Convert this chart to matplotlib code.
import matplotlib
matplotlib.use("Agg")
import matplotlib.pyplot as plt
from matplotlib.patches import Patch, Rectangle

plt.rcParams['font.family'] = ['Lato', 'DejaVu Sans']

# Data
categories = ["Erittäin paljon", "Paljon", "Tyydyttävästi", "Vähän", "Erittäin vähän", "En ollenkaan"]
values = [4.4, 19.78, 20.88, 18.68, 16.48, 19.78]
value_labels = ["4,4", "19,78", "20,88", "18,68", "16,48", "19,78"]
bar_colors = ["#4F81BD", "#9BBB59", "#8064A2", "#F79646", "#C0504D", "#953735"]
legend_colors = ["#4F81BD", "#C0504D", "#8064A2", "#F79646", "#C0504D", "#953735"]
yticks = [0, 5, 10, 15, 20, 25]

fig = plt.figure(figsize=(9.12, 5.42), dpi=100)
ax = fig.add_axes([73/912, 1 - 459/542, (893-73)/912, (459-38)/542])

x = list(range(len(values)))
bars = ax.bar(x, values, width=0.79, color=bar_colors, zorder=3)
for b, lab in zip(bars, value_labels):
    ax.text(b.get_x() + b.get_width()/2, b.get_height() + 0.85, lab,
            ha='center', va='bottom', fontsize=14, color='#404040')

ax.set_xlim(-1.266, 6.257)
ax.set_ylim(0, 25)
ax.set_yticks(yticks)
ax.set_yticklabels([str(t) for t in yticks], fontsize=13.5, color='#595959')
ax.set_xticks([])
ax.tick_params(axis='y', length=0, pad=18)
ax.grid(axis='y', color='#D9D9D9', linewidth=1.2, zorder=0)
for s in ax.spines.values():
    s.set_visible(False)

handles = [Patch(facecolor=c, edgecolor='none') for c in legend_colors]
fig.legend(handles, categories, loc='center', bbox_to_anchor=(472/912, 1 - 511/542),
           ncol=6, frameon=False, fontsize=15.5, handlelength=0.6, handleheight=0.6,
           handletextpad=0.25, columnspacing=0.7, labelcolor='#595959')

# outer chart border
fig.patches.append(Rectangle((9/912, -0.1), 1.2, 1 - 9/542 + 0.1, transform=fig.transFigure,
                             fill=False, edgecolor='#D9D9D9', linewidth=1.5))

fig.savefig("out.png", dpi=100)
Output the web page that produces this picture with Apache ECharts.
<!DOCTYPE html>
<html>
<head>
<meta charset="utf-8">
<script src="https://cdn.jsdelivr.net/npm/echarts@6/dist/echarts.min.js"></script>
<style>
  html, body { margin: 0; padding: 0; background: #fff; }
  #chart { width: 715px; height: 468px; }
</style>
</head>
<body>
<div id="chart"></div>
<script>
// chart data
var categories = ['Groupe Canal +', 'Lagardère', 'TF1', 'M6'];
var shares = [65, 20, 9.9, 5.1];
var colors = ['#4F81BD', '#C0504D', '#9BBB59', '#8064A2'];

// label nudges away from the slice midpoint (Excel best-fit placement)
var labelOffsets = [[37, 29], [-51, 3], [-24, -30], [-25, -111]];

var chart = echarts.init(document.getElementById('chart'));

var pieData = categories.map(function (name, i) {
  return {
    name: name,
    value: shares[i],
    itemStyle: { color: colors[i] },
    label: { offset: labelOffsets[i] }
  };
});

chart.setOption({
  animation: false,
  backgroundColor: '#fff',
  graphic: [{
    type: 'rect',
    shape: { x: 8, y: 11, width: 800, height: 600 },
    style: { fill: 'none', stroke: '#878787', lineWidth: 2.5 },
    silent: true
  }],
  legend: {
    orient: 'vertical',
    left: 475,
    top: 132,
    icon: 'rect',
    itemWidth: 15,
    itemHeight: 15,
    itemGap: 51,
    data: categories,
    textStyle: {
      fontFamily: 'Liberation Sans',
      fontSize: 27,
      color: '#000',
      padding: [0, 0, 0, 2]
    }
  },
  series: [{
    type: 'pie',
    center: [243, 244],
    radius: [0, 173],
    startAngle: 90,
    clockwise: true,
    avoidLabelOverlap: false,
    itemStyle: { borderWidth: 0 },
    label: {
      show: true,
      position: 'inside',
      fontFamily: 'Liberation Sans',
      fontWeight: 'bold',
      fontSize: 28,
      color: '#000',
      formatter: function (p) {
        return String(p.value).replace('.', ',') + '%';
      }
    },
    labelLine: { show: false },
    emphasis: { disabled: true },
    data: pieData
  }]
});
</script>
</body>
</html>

__________

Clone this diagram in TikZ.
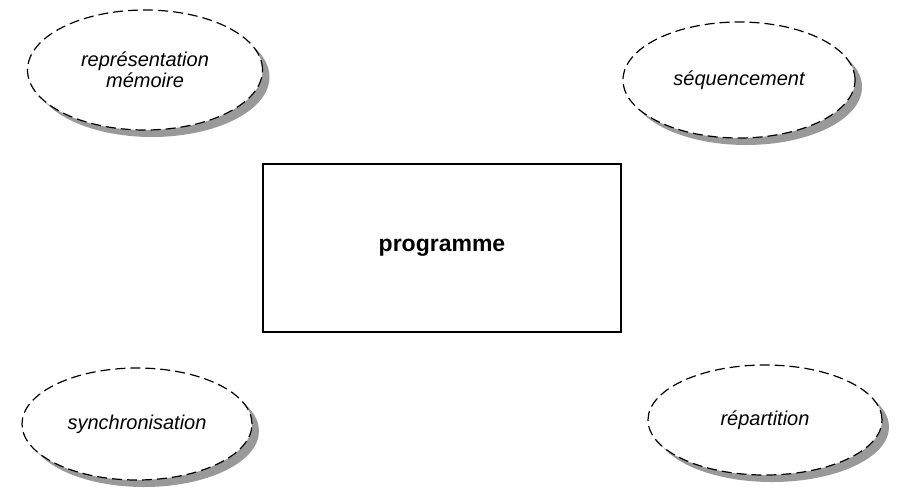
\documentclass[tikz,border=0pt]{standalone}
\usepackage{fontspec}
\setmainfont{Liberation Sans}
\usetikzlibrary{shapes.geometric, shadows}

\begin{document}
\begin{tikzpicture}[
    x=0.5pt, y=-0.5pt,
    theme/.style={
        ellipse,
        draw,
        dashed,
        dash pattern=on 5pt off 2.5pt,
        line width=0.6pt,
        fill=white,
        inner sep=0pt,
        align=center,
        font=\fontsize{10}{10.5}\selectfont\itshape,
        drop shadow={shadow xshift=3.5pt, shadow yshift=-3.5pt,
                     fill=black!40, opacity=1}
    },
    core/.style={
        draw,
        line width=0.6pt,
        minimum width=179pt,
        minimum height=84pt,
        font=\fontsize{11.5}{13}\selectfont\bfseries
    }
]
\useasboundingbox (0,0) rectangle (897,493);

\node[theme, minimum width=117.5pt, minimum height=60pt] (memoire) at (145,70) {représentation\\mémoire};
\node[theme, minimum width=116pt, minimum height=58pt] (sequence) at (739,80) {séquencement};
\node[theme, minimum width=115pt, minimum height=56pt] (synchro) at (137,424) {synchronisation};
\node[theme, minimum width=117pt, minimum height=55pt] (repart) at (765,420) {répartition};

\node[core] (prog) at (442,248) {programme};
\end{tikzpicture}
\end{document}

__________

Word for word, repeat the lines above from the one with "Clone this diagram in TikZ." through the one with "(0,0) rectangle (897,493);", and nothing beyond them. Omit the pictures.

Clone this diagram in TikZ.
\documentclass[tikz,border=0pt]{standalone}
\usepackage{fontspec}
\setmainfont{Liberation Sans}
\usetikzlibrary{shapes.geometric, shadows}

\begin{document}
\begin{tikzpicture}[
    x=0.5pt, y=-0.5pt,
    theme/.style={
        ellipse,
        draw,
        dashed,
        dash pattern=on 5pt off 2.5pt,
        line width=0.6pt,
        fill=white,
        inner sep=0pt,
        align=center,
        font=\fontsize{10}{10.5}\selectfont\itshape,
        drop shadow={shadow xshift=3.5pt, shadow yshift=-3.5pt,
                     fill=black!40, opacity=1}
    },
    core/.style={
        draw,
        line width=0.6pt,
        minimum width=179pt,
        minimum height=84pt,
        font=\fontsize{11.5}{13}\selectfont\bfseries
    }
]
\useasboundingbox (0,0) rectangle (897,493);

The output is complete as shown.